Laplace 用于 Laplace 分布的概率统计与随机采样，此任务的目标是在 Paddle 框架中，基于现有概率分布方案进行扩展，新增 Laplace API，调用路径为：paddle.distribution.Laplace 。类签名及各个方法签名，请通过调研 Paddle 及业界实现惯例进行设计。要求代码风格及设计思路与已有概率分布保持一致。

实际上说了一大堆，就是一件事：实现Laplace分布算子，那么首先我们需要知道什么是 Laplace 分布，在概率论和统计学中，拉普拉斯分布是一种连续概率分布。由于它可以看作是两个不同位置的指数分布背靠背拼在一起，所以它也叫双指数分布。与正态分布对比，正态分布是用相对于μ平均值的差的平方来表示，而拉普拉斯概率密度用相对于差的绝对值来表示。如下面的代码所示，Laplace 分布的图像和正态分布实际上是有点类似的，所以它的公式也与正态分布的公式类似的。

%matplotlib inline 
import matplotlib.pyplot as plt
import numpy as np
def laplace_function(x, lambda_):
 return (1/(2*lambda_)) * np.e**(-1*(np.abs(x)/lambda_))
x = np.linspace(-5,5,10000)
y1 = [laplace_function(x_,1) for x_ in x]
y2 = [laplace_function(x_,2) for x_ in x]
y3 = [laplace_function(x_,0.5) for x_ in x]
plt.plot(x, y1, color='r', label="lambda:1")
plt.plot(x, y2, color='g', label="lambda:2")
plt.plot(x, y3, color='b', label="lambda:0.5")
plt.title("Laplace distribution")
plt.legend()
plt.show()

2、设计文档撰写

设计文档是我们API设计思路的体现，是整个开发工作中必要的部分。通过上述任务简介，我们可以知道此API的开发主要为Laplace分布的开发，需要包含一些相应的方法。
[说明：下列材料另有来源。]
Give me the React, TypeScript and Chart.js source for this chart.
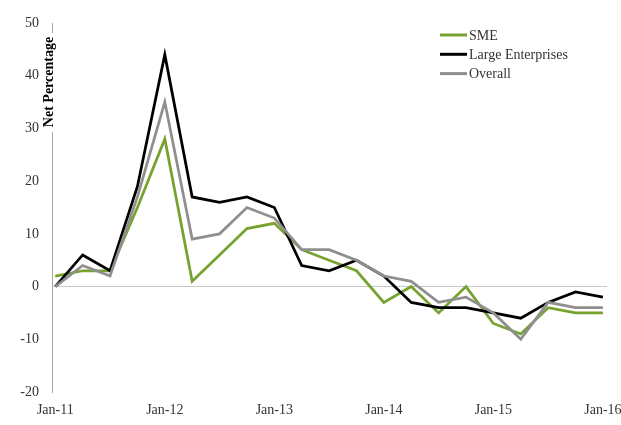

首先我们需要弄清楚Laplace分布的数学原理，这里建议去维基百科查看Laplace分布的数学原理，弄明白数学原理。此外，我们可以参考Numpy、Scipy、Pytorch、Tensorflow的代码实现，进行设计文档的撰写。

首先，我们应该知道Laplace分布的概率密度函数公式、累积分布函数、逆累积分布函数，并且根据公式开发出代码，公式如下所示：

参考Numpy、Scipy、Pytorch、Tensorflow的代码实现，我们这里可以很容易的实现公式对应的代码，其实现方案如下3.1小节所示。

2.1 API 实现方案

该 API 实现于 paddle.distribution.Laplace。

基于paddle.distribution API基类进行开发。

class API 中的具体实现（部分方法已完成开发，故直接使用源代码），该api有两个参数：位置参数self.loc, 尺度参数self.scale。包含以下方法：

mean 计算均值:

 self.loc

stddev 计算标准差:

 (2 ** 0.5) * self.scale;

variance 计算方差:

 self.stddev.pow(2)

sample 随机采样(参考pytorch复用重参数化采样结果):

 self.rsample(shape)

rsample 重参数化采样:

 self.loc - self.scale * u.sign() * paddle.log1p(-u.abs())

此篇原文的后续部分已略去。